There was a time when OpArt was all the rage, there was a time when Kinetic art was all the rage. Graffiti/Street Art is currently all the rage. The work of Felipe Pantone, born 1986 in Buenos Aires and raised in southeast Spain, manages to combine all three, and bring a lot more to the party as well.
This relatively small exhibition in the Kunsthal’s top gallery demonstrates the full gamut of Mr Pantone’s talents. There are flat wall paintings, walk through mobile installations and, perhaps most interestingly, a large sculpture that was created virtually by the artist in an empty room wearing virtual reality goggles whilst waving some sort of magic wand around. The image only existed in his goggles and was then transformed by computer into a sculpture using 3D printing. Near the metallic sculpture there is a fascinating video of the artist creating the piece, a piece that is invisible to everyone except himself.

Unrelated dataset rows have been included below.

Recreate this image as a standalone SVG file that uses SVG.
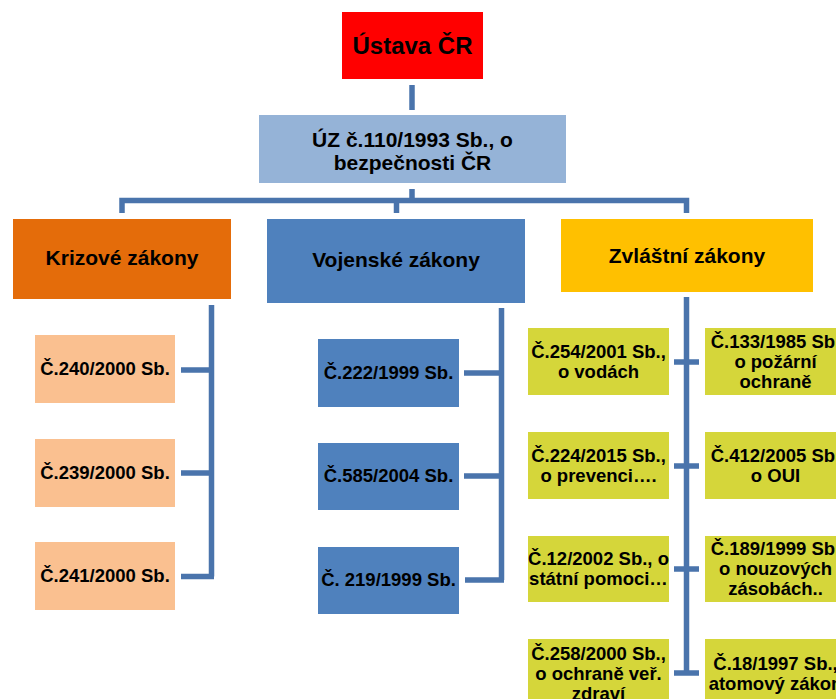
<svg xmlns="http://www.w3.org/2000/svg" width="836" height="699" viewBox="0 0 836 699">
<style>
text{font-family:"Liberation Sans",Arial,sans-serif;font-weight:bold;fill:#000;text-anchor:middle}
.h0{font-size:24px}
.h1{font-size:21px}
.lf{font-size:18.5px}
.con{stroke:#4A74AC;stroke-width:5.5;fill:none;stroke-linecap:butt;stroke-linejoin:miter}
.krz{fill:#FAC090}
.voj{fill:#4F81BD}
.zvl{fill:#D5D63A}
</style>
<rect width="836" height="699" fill="#FFFFFF"/>
<g id="connectors">
<path class="con" d="M412 85V110"/>
<path class="con" d="M412 189V200.5M122 213V200.5H686.5V213M396.5 200.5V213"/>
<path class="con" d="M211.5 305V576.5M181 370H211.5M181 473H211.5M181 576.5H214"/>
<path class="con" d="M501.5 308V580M464 373H501.5M464 476H501.5M465 580H504"/>
<path class="con" d="M686.5 297V673M674 362H699M674 466H699M674 569H699M674 673H699"/>
</g>
<g id="ustava"><rect x="342" y="12" width="141" height="67" fill="#FF0000"/><text class="h0" x="412.5" y="54">Ústava ČR</text></g>
<g id="uz110"><rect x="259" y="115" width="307" height="68" fill="#95B3D7"/><text class="h1" x="412.5" y="147">ÚZ č.110/1993 Sb., o</text><text class="h1" x="412.5" y="170">bezpečnosti ČR</text></g>
<g id="krizove"><rect x="13" y="219" width="218" height="80" fill="#E46C0A"/><text class="h1" x="122" y="265">Krizové zákony</text></g>
<g id="vojenske"><rect x="267" y="219" width="258" height="84" fill="#4F81BD"/><text class="h1" x="396" y="267">Vojenské zákony</text></g>
<g id="zvlastni"><rect x="561" y="219" width="252" height="73" fill="#FFC000"/><text class="h1" x="687" y="263">Zvláštní zákony</text></g>
<g id="k240"><rect class="krz" x="35" y="335" width="140" height="68"/><text class="lf" x="105" y="375">Č.240/2000 Sb.</text></g>
<g id="k239"><rect class="krz" x="35" y="439" width="140" height="68"/><text class="lf" x="105" y="479">Č.239/2000 Sb.</text></g>
<g id="k241"><rect class="krz" x="35" y="542" width="140" height="68"/><text class="lf" x="105" y="582">Č.241/2000 Sb.</text></g>
<g id="v222"><rect class="voj" x="318" y="339" width="141" height="68"/><text class="lf" x="388.5" y="379">Č.222/1999 Sb.</text></g>
<g id="v585"><rect class="voj" x="318" y="443" width="141" height="67"/><text class="lf" x="388.5" y="482">Č.585/2004 Sb.</text></g>
<g id="v219"><rect class="voj" x="318" y="547" width="141" height="67"/><text class="lf" x="388.5" y="586">Č. 219/1999 Sb.</text></g>
<g id="z254"><rect class="zvl" x="528" y="328" width="141" height="67"/><text class="lf" x="598.5" y="358">Č.254/2001 Sb.,</text><text class="lf" x="598.5" y="378">o vodách</text></g>
<g id="z224"><rect class="zvl" x="528" y="432" width="141" height="67"/><text class="lf" x="598.5" y="462">Č.224/2015 Sb.,</text><text class="lf" x="598.5" y="482">o prevenci….</text></g>
<g id="z12"><rect class="zvl" x="528" y="536" width="141" height="66"/><text class="lf" x="598.5" y="565">Č.12/2002 Sb., o</text><text class="lf" x="598.5" y="585">státní pomoci…</text></g>
<g id="z258"><rect class="zvl" x="528" y="639" width="141" height="67"/><text class="lf" x="598.5" y="660">Č.258/2000 Sb.,</text><text class="lf" x="598.5" y="680">o ochraně veř.</text><text class="lf" x="598.5" y="700">zdraví</text></g>
<g id="z133"><rect class="zvl" x="705" y="328" width="141" height="67"/><text class="lf" x="775.5" y="348">Č.133/1985 Sb.</text><text class="lf" x="775.5" y="368">o požární</text><text class="lf" x="775.5" y="388">ochraně</text></g>
<g id="z412"><rect class="zvl" x="705" y="432" width="141" height="67"/><text class="lf" x="775.5" y="462">Č.412/2005 Sb.</text><text class="lf" x="775.5" y="482">o OUI</text></g>
<g id="z189"><rect class="zvl" x="705" y="536" width="141" height="66"/><text class="lf" x="775.5" y="555">Č.189/1999 Sb.</text><text class="lf" x="775.5" y="575">o nouzových</text><text class="lf" x="775.5" y="595">zásobách..</text></g>
<g id="z18"><rect class="zvl" x="705" y="639" width="141" height="67"/><text class="lf" x="775.5" y="670">Č.18/1997 Sb.,</text><text class="lf" x="775.5" y="690">atomový zákon</text></g>
</svg>
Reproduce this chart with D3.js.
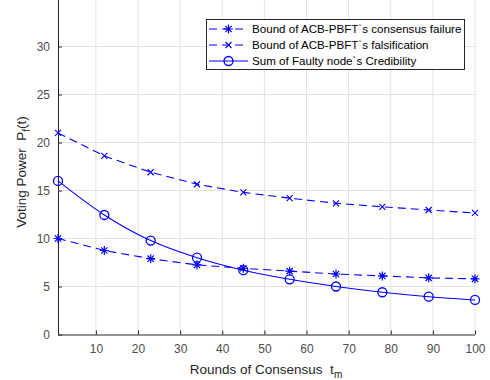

Pantone is, as most of you will know, the standard range of inks used for commercial colour printing. Now, I don’t know if Pantone is Felipe’s real name and that it is a coincidence that some of his works resemble Pantone colour swatches or whether he changed his name because they did.
There is a lot of Perspex (or Plexiglas if you are American), both in the flat wall pieces and the installations. It gives much of the work an ethereal quality that draws the viewer in and stimulates the imagination.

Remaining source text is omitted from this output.